• [Source code of charts]
----

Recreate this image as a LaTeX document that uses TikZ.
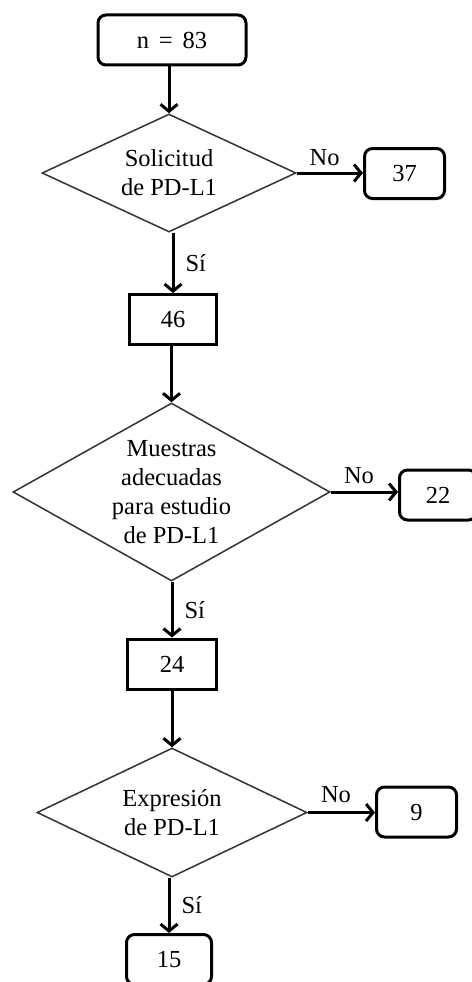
\documentclass[tikz,border=0pt]{standalone}
\usepackage{fontspec}
\setmainfont{Liberation Serif}
\usetikzlibrary{shapes.geometric,arrows.meta}
\begin{document}
\begin{tikzpicture}[x=1pt,y=-1pt,
  txt/.style={font=\fontsize{24.5}{29}\selectfont, align=center, inner sep=0pt},
  rbox/.style={draw, line width=3pt, rounded corners=8pt, minimum height=50pt, inner sep=0pt, font=\fontsize{24.5}{29}\selectfont},
  sbox/.style={rbox, rounded corners=0pt},
  dec/.style={draw=black!80, line width=1.5pt, shape=diamond, inner sep=0pt},
  arr/.style={line width=3pt, -{Straight Barb[length=7pt,width=17pt]}},
  lab/.style={font=\fontsize{24.5}{29}\selectfont, inner sep=2pt}
]
\useasboundingbox (0,0) rectangle (471,982);
\fill[white] (0,0) rectangle (471,982);

\node[rbox, minimum width=148pt] (start) at (172,40) {\spaceskip=0.4em n = 83};

\node[dec, minimum width=254pt, minimum height=118pt] (d1) at (169,173) {};
\node[txt] (t1) at (d1) {Solicitud\\de PD-L1};
\node[rbox, minimum width=80pt] (b37) at (404.5,173.5) {37};
\node[sbox, minimum width=87pt] (b46) at (173,319.5) {46};

\node[dec, minimum width=317pt, minimum height=178pt] (d2) at (171.5,492) {};
\node[txt] (t2) at (d2) {Muestras\\adecuadas\\para estudio\\de PD-L1};
\node[rbox, minimum width=77pt] (b22) at (438,495) {22};
\node[sbox, minimum width=89pt] (b24) at (172,664) {24};

\node[dec, minimum width=270pt, minimum height=129pt] (d3) at (172,812.5) {};
\node[txt] (t3) at (d3) {Expresión\\de PD-L1};
\node[rbox, minimum width=80pt] (b9) at (416.5,812) {9};
\node[rbox, minimum width=85pt] (b15) at (169,959.5) {15};

\draw[arr] (start.south -| d1.north) -- (d1.north);
\draw[arr] (d1.east) -- node[lab, above=4pt, pos=0.42] (no1) {No} (d1.east -| b37.west);
\draw[arr] (d1.south -| b46.north) -- node[lab, right=9pt] (si1) {Sí} (b46.north);

\draw[arr] (b46.south -| d2.north) -- (d2.north);
\draw[arr] (d2.east) -- node[lab, above=5pt, pos=0.42] (no2) {No} (d2.east -| b22.west);
\draw[arr] (d2.south -| b24.north) -- node[lab, right=9pt] (si2) {Sí} (b24.north);

\draw[arr] (b24.south) -- (d3.north);
\draw[arr] (d3.east) -- node[lab, above=6pt, pos=0.42] (no3) {No} (d3.east -| b9.west);
\draw[arr] (d3.south -| b15.north) -- node[lab, right=9pt] (si3) {Sí} (b15.north);
\end{tikzpicture}
\end{document}
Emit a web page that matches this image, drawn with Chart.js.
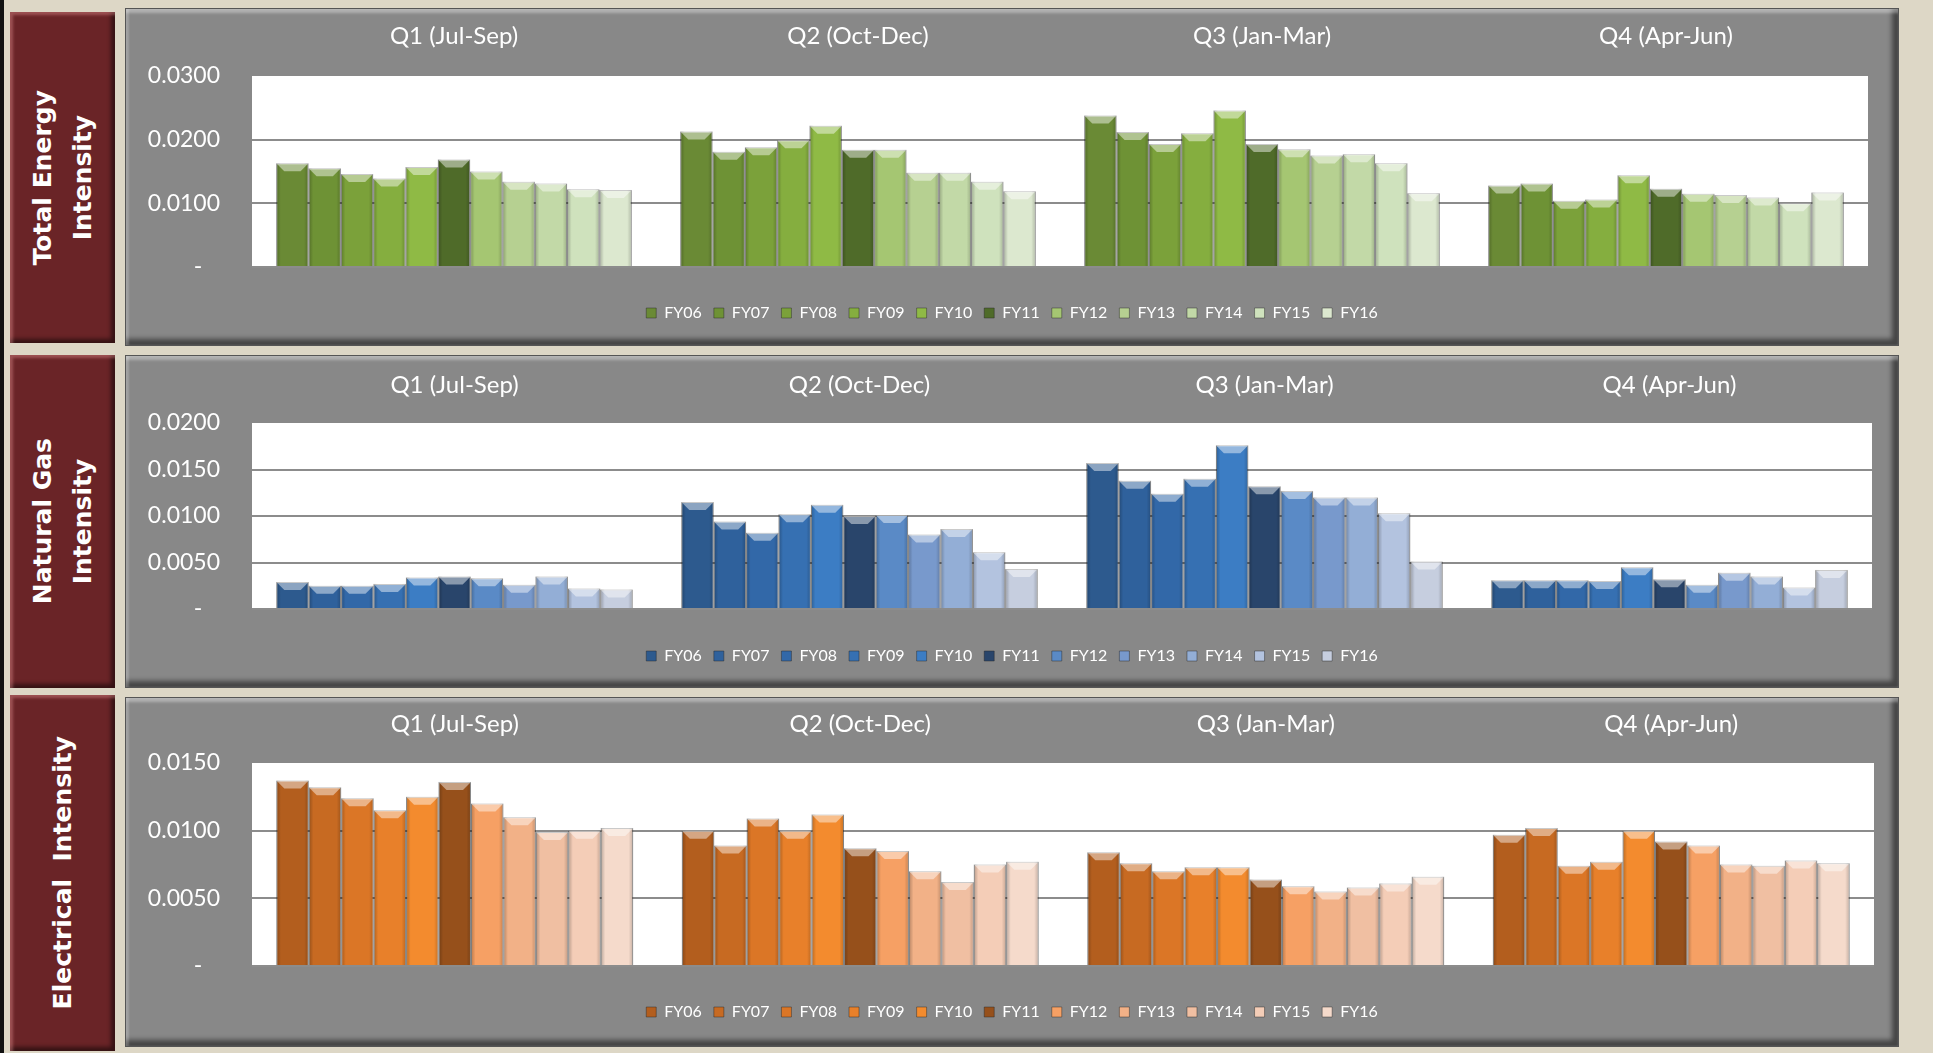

----

• [Problem] Each entry should be repeated exactly as it appears; the pictures stay out.

• [Solution for this task]
Recreate this image as a LaTeX document that uses TikZ.
\documentclass[tikz,border=0pt]{standalone}
\usepackage{fontspec}
\setmainfont{Liberation Serif}
\usetikzlibrary{shapes.geometric,arrows.meta}
\begin{document}
\begin{tikzpicture}[x=1pt,y=-1pt,
  txt/.style={font=\fontsize{24.5}{29}\selectfont, align=center, inner sep=0pt},
  rbox/.style={draw, line width=3pt, rounded corners=8pt, minimum height=50pt, inner sep=0pt, font=\fontsize{24.5}{29}\selectfont},
  sbox/.style={rbox, rounded corners=0pt},
  dec/.style={draw=black!80, line width=1.5pt, shape=diamond, inner sep=0pt},
  arr/.style={line width=3pt, -{Straight Barb[length=7pt,width=17pt]}},
  lab/.style={font=\fontsize{24.5}{29}\selectfont, inner sep=2pt}
]
\useasboundingbox (0,0) rectangle (471,982);
\fill[white] (0,0) rectangle (471,982);

\node[rbox, minimum width=148pt] (start) at (172,40) {\spaceskip=0.4em n = 83};

\node[dec, minimum width=254pt, minimum height=118pt] (d1) at (169,173) {};
\node[txt] (t1) at (d1) {Solicitud\\de PD-L1};
\node[rbox, minimum width=80pt] (b37) at (404.5,173.5) {37};
\node[sbox, minimum width=87pt] (b46) at (173,319.5) {46};

\node[dec, minimum width=317pt, minimum height=178pt] (d2) at (171.5,492) {};
\node[txt] (t2) at (d2) {Muestras\\adecuadas\\para estudio\\de PD-L1};
\node[rbox, minimum width=77pt] (b22) at (438,495) {22};
\node[sbox, minimum width=89pt] (b24) at (172,664) {24};

\node[dec, minimum width=270pt, minimum height=129pt] (d3) at (172,812.5) {};
\node[txt] (t3) at (d3) {Expresión\\de PD-L1};
\node[rbox, minimum width=80pt] (b9) at (416.5,812) {9};
\node[rbox, minimum width=85pt] (b15) at (169,959.5) {15};

\draw[arr] (start.south -| d1.north) -- (d1.north);
\draw[arr] (d1.east) -- node[lab, above=4pt, pos=0.42] (no1) {No} (d1.east -| b37.west);
\draw[arr] (d1.south -| b46.north) -- node[lab, right=9pt] (si1) {Sí} (b46.north);

\draw[arr] (b46.south -| d2.north) -- (d2.north);
\draw[arr] (d2.east) -- node[lab, above=5pt, pos=0.42] (no2) {No} (d2.east -| b22.west);
\draw[arr] (d2.south -| b24.north) -- node[lab, right=9pt] (si2) {Sí} (b24.north);

\draw[arr] (b24.south) -- (d3.north);
\draw[arr] (d3.east) -- node[lab, above=6pt, pos=0.42] (no3) {No} (d3.east -| b9.west);
\draw[arr] (d3.south -| b15.north) -- node[lab, right=9pt] (si3) {Sí} (b15.north);
\end{tikzpicture}
\end{document}
Emit a web page that matches this image, drawn with Chart.js.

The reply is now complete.